Nestlé SA forecast 2017 sales and profitability below its long-term targets, as new chief executive officer Mark Schneider steps up restructuring efforts to reignite growth at the world’s largest food company.
Revenue will increase 2%-4% on an organic basis this year, accelerating to mid-single digits by 2020, Schneider told reporters at Nestlé’s headquarters, in Vevey, Switzerland. He said that Nestlé expects restructuring costs to rise to about 500 million francs ($498 million) in 2017, putting pressure on profitability, which will probably be stable.
It has taken less than two months for Schneider to modify Nestlé’s longer-term guidance, which, for more than a decade, has been for 5%-6% average annual sales growth and improvement in the margin.
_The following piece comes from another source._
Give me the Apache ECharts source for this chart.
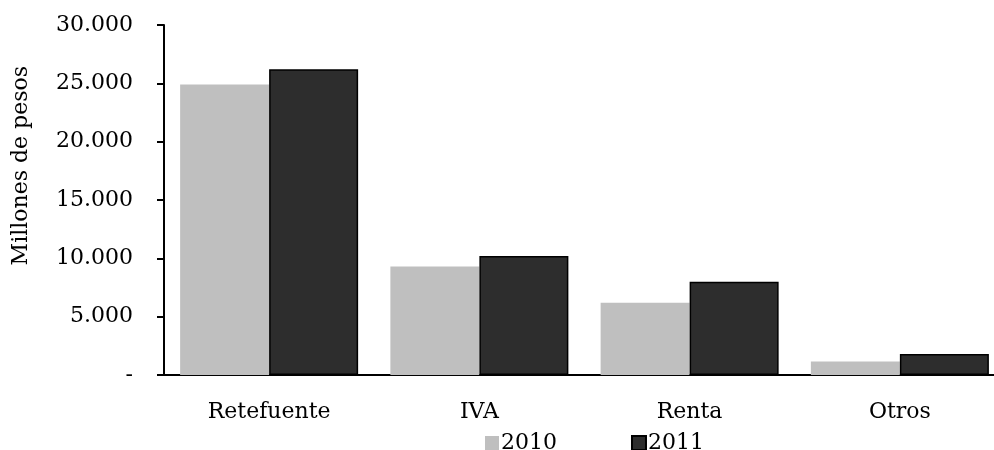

Revenue growth was 3.2% in 2016, missing analysts’ estimates for 3.4% and the slowest in at least a decade, illustrating the long list of challenges facing the new CEO. Those include deflation in Europe, slowing infant-formula sales in China, inflation in Brazil and Russia, and increasing competition in the US chocolate market.
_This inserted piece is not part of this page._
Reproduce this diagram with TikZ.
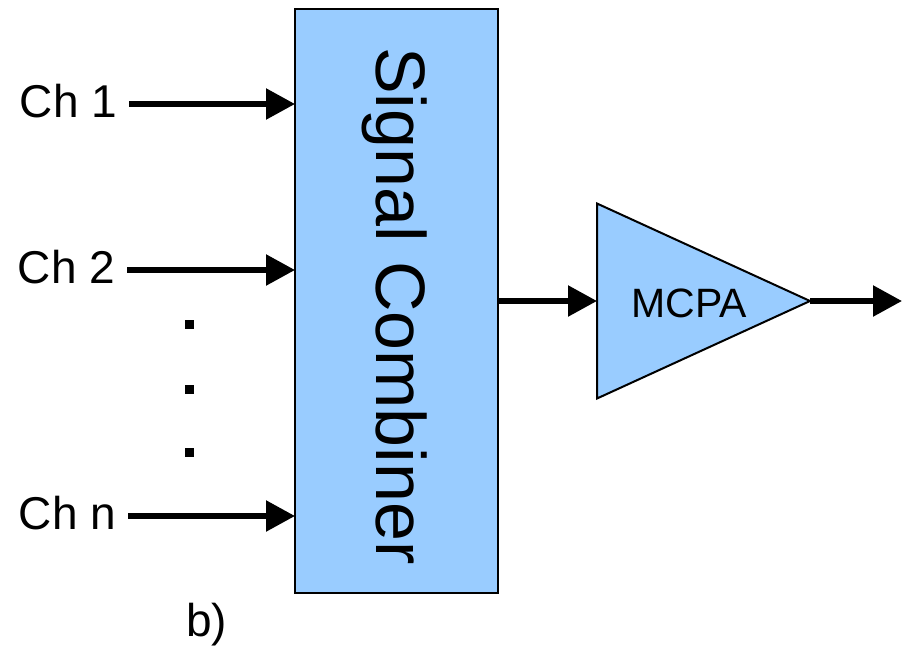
\documentclass[tikz,border=0pt]{standalone}
\usepackage{fontspec}
\setmainfont{Liberation Sans}
\usetikzlibrary{arrows.meta,shapes.geometric}
\definecolor{boxblue}{HTML}{99CCFF}
\begin{document}
\begin{tikzpicture}[x=1pt,y=-1pt,
  blockstyle/.style={draw=black,line width=2pt,fill=boxblue},
  chlabel/.style={anchor=east,inner xsep=12pt,inner ysep=0pt,outer sep=0pt,
    text height=33pt,text depth=7pt,font=\fontsize{46}{46}\selectfont},
  sigarrow/.style={line width=5.5pt,-{Triangle[length=29pt,width=30pt]}},
  dotmark/.style={fill=black}]
\useasboundingbox (0,0) rectangle (904,646);
% combiner block
\node[blockstyle,minimum width=203pt,minimum height=584pt,inner sep=0pt,outer sep=0pt,anchor=north west] (comb) at (295,9) {};
\node[anchor=base,rotate=-90,inner sep=0pt,font=\fontsize{70}{70}\selectfont] (combtxt) at (376,306) {Signal Combiner};
% amplifier
\node[blockstyle,isosceles triangle,isosceles triangle stretches,shape border rotate=0,
  minimum width=195pt,minimum height=213pt,inner sep=0pt,outer sep=0pt,anchor=west] (amp) at (597,301) {};
\node[anchor=base,inner sep=0pt,font=\fontsize{41}{41}\selectfont] (amptxt) at (689,317) {MCPA};
\coordinate (out) at (902,301);
% channel labels
\node[chlabel] (c1) at (129,104) {Ch 1};
\node[chlabel] (c2) at (127,270) {Ch 2};
\node[chlabel] (cn) at (128,516) {Ch n};
% arrows
\draw[sigarrow] (c1.east) -- (comb.west |- c1.east);
\draw[sigarrow] (c2.east) -- (comb.west |- c2.east);
\draw[sigarrow] (cn.east) -- (comb.west |- cn.east);
\draw[sigarrow] (comb.east |- amp.west) -- (amp.west);
\draw[sigarrow] (amp.apex) -- (out);
% dots
\fill[dotmark] (185,320) rectangle (194,329);
\fill[dotmark] (185,385) rectangle (194,394);
\fill[dotmark] (185,448) rectangle (194,457);
% caption
\node[anchor=base west,inner sep=0pt,font=\fontsize{46}{46}\selectfont] (cap) at (186,636) {b)};
\end{tikzpicture}
\end{document}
'Schneider seems to have embarked on a deep clean-up of Nestlé’s portfolio in the current year, which will be a transition year,' Jean-Philippe Bertschy, an analyst at Bank Vontobel AG, wrote in a note.
“In order to drive future profitability, we plan to increase restructuring costs considerably in 2017,” Nestlé said, adding that it expects “significant” cost savings by 2020.
The Kit Kat-maker said that pricing improved in the second half of 2016, and it is expected to continue to improve in 2017.
Nestlé also reported that full-year trading operating profit rose 3.2%, to 13.7 billion francs ($13.7 billion), trailing the 13.9 billion francs estimated by analysts. Total sales rose to 89.5 billion francs.